Worm Composting Bins

Cooking

I have always enjoyed cooking. Since I was young. I did get out of it in the past. Life get busy and we get away from cooking for our selves in leu of fast meals. Unfortunately, those aster meals come with a foot print that makes them not so sustainable. Recently I have tried to slow down and make the things I used to buy. Ketchup and cheese sauce are two things I have recently started to make to get rid of the chemical preservatives in our diets. Turns out they aren’t that hard to make after all. The jury is still out on the butter making adventure. Is it worth it? I’m not sure. Next I’m going to try pasta. Looks easy enough on YouTube.

sustainable living

Sustainable Living – What’s Next

Garden Expansion & Food Storage

From the file of food production, I am planning a large garden expansion this summer (2026) so stay tuned for that. With that, I am also planning to renovate the root cellar so it’s more…appetizing for food storage. Less likely to be a mouse heaven.

sustainable living

Laundry

I really want to install a clothes line of some description this summer. I just have to figure out the best place to put it so I’ll use it. If it’s too much of a hassle, I will always think of an excuse to just throw the laundry into the dryer. And soap.

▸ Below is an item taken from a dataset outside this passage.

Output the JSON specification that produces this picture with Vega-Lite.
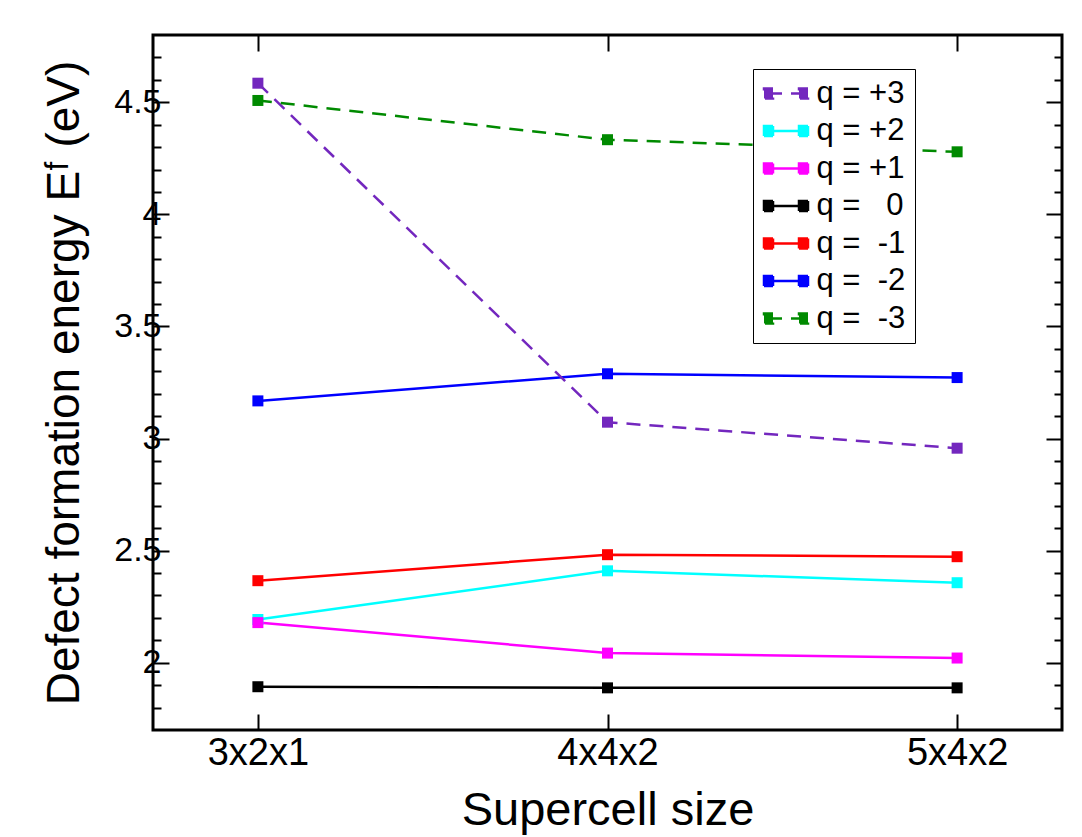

I have to think of a clothing soap that is more sustainable than the plastic jug. There is a brand that uses a sheet that dissolves and comes in a cardboard envelope, rather than a plastic jug. It’s better, but not always available. Hopefully with time.

Windows

The old house is drafty. There is no getting around that. My heating bill has more than doubled this winter. I am unsure how much I want to invest into this house. I am going to move in ten years or so. However, I feel that new windows would be a wise investment.

So, In Conclusion….Sustainable Living is it worth it?

I think that once you start the change. Once you start to strive to not just consume and discard. Once you see the difference every little step makes. It becomes a different question. It’s not just “is it worth it” anymore. It becomes “how could I have lived any other way?”